Выбрать главу

Материальность воспринимаемого на слух звука можно, пожалуй, в какой-то мере отделить от самого звука, чтобы более отчетливо представить его артикуляцию. Мы можем проследить это на примере глухонемых. Слух не открывает возможности общения с ними, однако они учатся понимать речь по движению речевых органов говорящего и по письму, сущность которого целиком определяется артикуляцией. Глухонемые способны говорить, если кто-то корректирует положение и движение их органов речи. Это происходит лишь благодаря присущей также и им артикуляционной способности, проявляющейся в том, что глухонемые благодаря связи собственного мышления с органами речи в общении с другими людьми по одному компоненту — движению их органов речи — учатся узнавать следующий компонент — мысли. Слышимый нами звук они воспринимают по положению и движению органов речи и при чтении письма. Не слыша этого звука, глухонемые воспринимают его артикуляцию зрительно, а также благодаря напряженным усилиям их самих что-либо произнести. Таким образом, в данном случае происходит своеобразное разложение членораздельного звука. Выучиваясь читать и писать на основе знания алфавита и даже говорить, глухонемые не просто идентифицируют представления по знакам или зрительным образам, а действительно понимают язык. Они выучиваются говорить не только потому, что обладают разумом, подобно другим людям, а именно потому, что также владеют языковой способностью, мышлением и органами речи, согласованными друг с другом, равно как и стремлением использовать их во взаимодействии: при этом как одно, так и другое имеет свое основание в человеческой природе, пусть даже в каком-то отношении и ущербной. Разница между ними и нами заключается в том, что их органы речи не подражают образцу готового членораздельного звука, а постигают внешнюю сторону этой деятельности не уготованным самой природой способом, а искусственно. Их пример показывает также, насколько глубока и неразрывна связь между языком и письмом, даже если она не поддерживается слухом.

Сила духа воздействует на артикуляцию и заставляет органы речи воспроизводить звуки в соответствии с формами своей деятельности. Общая особенность взаимодействия формы деятельности Духа и артикуляции заключается в том, что сфера действия как того, так и другого делится на элементы; простое объединение этих элементов образует совокупности, которые в свою очередь стремятся превратиться в части новых совокупностей. К тому же многообразие должно скрепляться в единство, как этого требует мышление.

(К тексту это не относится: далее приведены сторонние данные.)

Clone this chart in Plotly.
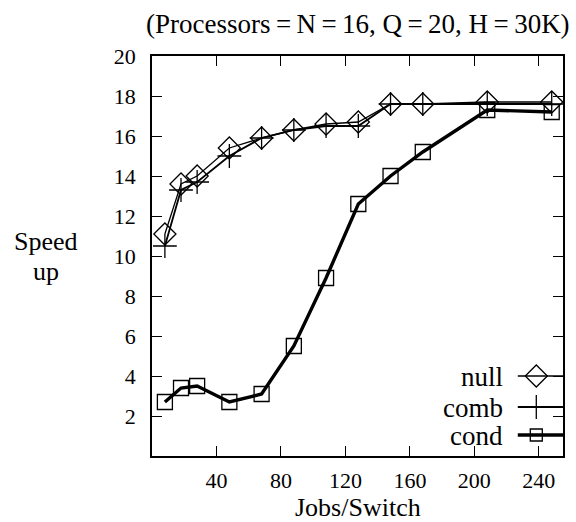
import plotly.graph_objects as go

jobs = [8, 18, 28, 48, 68, 88, 108, 128, 148, 168, 208, 248]
null_speed = [11.1, 13.6, 14.0, 15.4, 15.9, 16.3, 16.6, 16.7, 17.6, 17.6, 17.7, 17.7]
comb_speed = [10.5, 13.3, 13.7, 15.0, 15.9, 16.3, 16.5, 16.5, 17.6, 17.6, 17.6, 17.6]
cond_speed = [2.7, 3.4, 3.5, 2.7, 3.1, 5.5, 8.9, 12.6, 14.0, 15.2, 17.3, 17.2]
series_names = ["null", "comb", "cond"]
x_ticks = [40, 80, 120, 160, 200, 240]
y_ticks = [2, 4, 6, 8, 10, 12, 14, 16, 18, 20]

FONT = "Liberation Serif"
TXT = 27
TICK = 22
styles = {
    "null": dict(width=1.3, symbol="diamond-open", size=17, leg=17),
    "comb": dict(width=1.8, symbol="cross-thin-open", size=17, leg=17),
    "cond": dict(width=3.4, symbol="square-open", size=15, leg=12),
}
data = {"null": null_speed, "comb": comb_speed, "cond": cond_speed}

fig = go.Figure()
for name in series_names:
    st = styles[name]
    fig.add_trace(go.Scatter(
        x=jobs, y=data[name], mode="lines+markers", name=name,
        line=dict(color="black", width=st["width"]),
        marker=dict(symbol=st["symbol"], size=st["size"], color="black",
                    line=dict(color="black", width=1.3)),
        showlegend=False, xaxis="x", yaxis="y"))

# manual legend (text left of key) on an overlay axis in 0..1 units
leg_y = [0.20, 0.1225, 0.0525]
for name, ly in zip(series_names, leg_y):
    st = styles[name]
    fig.add_trace(go.Scatter(
        x=[0.89, 0.935, 1.0], y=[ly, ly, ly], mode="lines",
        line=dict(color="black", width=st["width"]),
        showlegend=False, xaxis="x2", yaxis="y2", hoverinfo="skip"))
    fig.add_trace(go.Scatter(
        x=[0.935], y=[ly], mode="markers",
        marker=dict(symbol=st["symbol"], size=st["leg"], color="black",
                    line=dict(color="black", width=1.3)),
        showlegend=False, xaxis="x2", yaxis="y2", hoverinfo="skip"))
    fig.add_annotation(x=0.86, y=ly, xref="x2", yref="y2", text=name,
                       showarrow=False, xanchor="right", yanchor="middle",
                       yshift=-1,
                       font=dict(family=FONT, size=TXT, color="black"))

axis_common = dict(showgrid=False, zeroline=False, showline=True, linecolor="black",
                   linewidth=1.5, mirror="ticks", ticks="inside", ticklen=10,
                   tickwidth=1.3, tickcolor="black",
                   tickfont=dict(family=FONT, size=TICK, color="black"))

fig.update_layout(
    width=576, height=522,
    margin=dict(l=152, r=11, t=56, b=66),
    paper_bgcolor="white", plot_bgcolor="white",
    xaxis=dict(range=[0, 255], tickvals=x_ticks, ticklabelstandoff=4, **axis_common),
    yaxis=dict(range=[0, 20], tickvals=y_ticks, ticklabelstandoff=10, **axis_common),
    xaxis2=dict(range=[0, 1], overlaying="x", visible=False),
    yaxis2=dict(range=[0, 1], overlaying="y", visible=False),
    showlegend=False,
)
th = "\u2009"
ann_font = dict(family=FONT, size=TXT, color="black")
side_font = dict(family=FONT, size=26, color="black")
fig.add_annotation(x=0.5, y=1, xref="paper", yref="paper", yshift=32,
                   xanchor="center", yanchor="middle",
                   text=f"(Processors{th}={th}N{th}={th}16, Q{th}={th}20, H{th}={th}30K)",
                   showarrow=False, font=ann_font)
fig.add_annotation(x=0.5, y=0, xref="paper", yref="paper", yshift=-51,
                   xanchor="center", yanchor="middle",
                   text="Jobs/Switch", showarrow=False, font=side_font)
fig.add_annotation(x=-0.259, y=0.5, xref="paper", yref="paper", yshift=15,
                   xanchor="center", yanchor="middle",
                   text="Speed", showarrow=False, font=side_font)
fig.add_annotation(x=-0.259, y=0.5, xref="paper", yref="paper", yshift=-15,
                   xanchor="center", yanchor="middle",
                   text="up", showarrow=False, font=side_font)

fig.write_html("out.html", config={"displayModeBar": False},
               post_script="document.body.style.margin='0';")
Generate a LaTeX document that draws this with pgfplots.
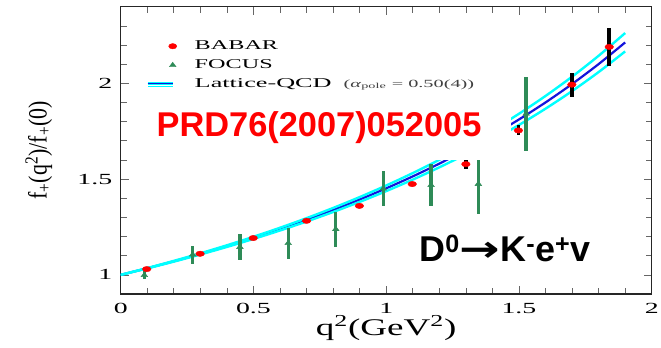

Поэтому отличительными чертами членораздельного звука с необходимостью являются целостность, позволяющая четко отличать его от других, а также способность вступать в определенные отношения со всеми остальными мыслимыми звуками. Отграничение звука от всех мешающих ему дополнительных шумов необходимо для его отчетливости и для построения гармонических созвучий, но в то же время такое отграничение обусловлено ролью звука как элемента речи. Обретя достаточную силу, оторвавшись от глухого и дикого звериного крика и став по-настоящему воплощением человеческих побуждений и разумных устремлений, речь содержит членораздельный звук уже в чистом виде. Благодаря способу своего порождения членораздельный звук становится частью системы, в рамках которой он обретает свойство занимать общее положение с одними звуками и противостоять другим. Каждый отдельный звук образуется в соотношении с другими звуками, как и он сам необходимыми для беспрепятственного построения речи, хотя описать в точности этот процесс невозможно. У каждого народа создается необходимое количество членораздельных звуков, отношения между которыми строятся в соответствии с потребностями данной языковой системы. Первые основные различия между звуками складываются в результате различия органов речи и мест образования членораздельных звуков. Далее к ним присоединяются дополнительные качества, которые могут быть присущи каждому звуку независимо от различия органов. К таким качествам относятся придыхание, шипящие и носовые призвуки и т. д. Эти качества могут, однако, препятствовать четкому различению звуков, и поэтому, если алфавит содержит эти звуки в таком, отшлифованном в процессе произношения виде, что они сохраняют все свои качества и в то же время ясно и безошибочно воспринимаются самым тонким слухом, то это служит вдвойне верным доказательством полноценности языкового сознания. Эти призвуки вместе с лежащей в их основе артикуляцией должны в таком случае объединяться в специфическую модификацию основного звука, которой полностью ограничивается их употребление.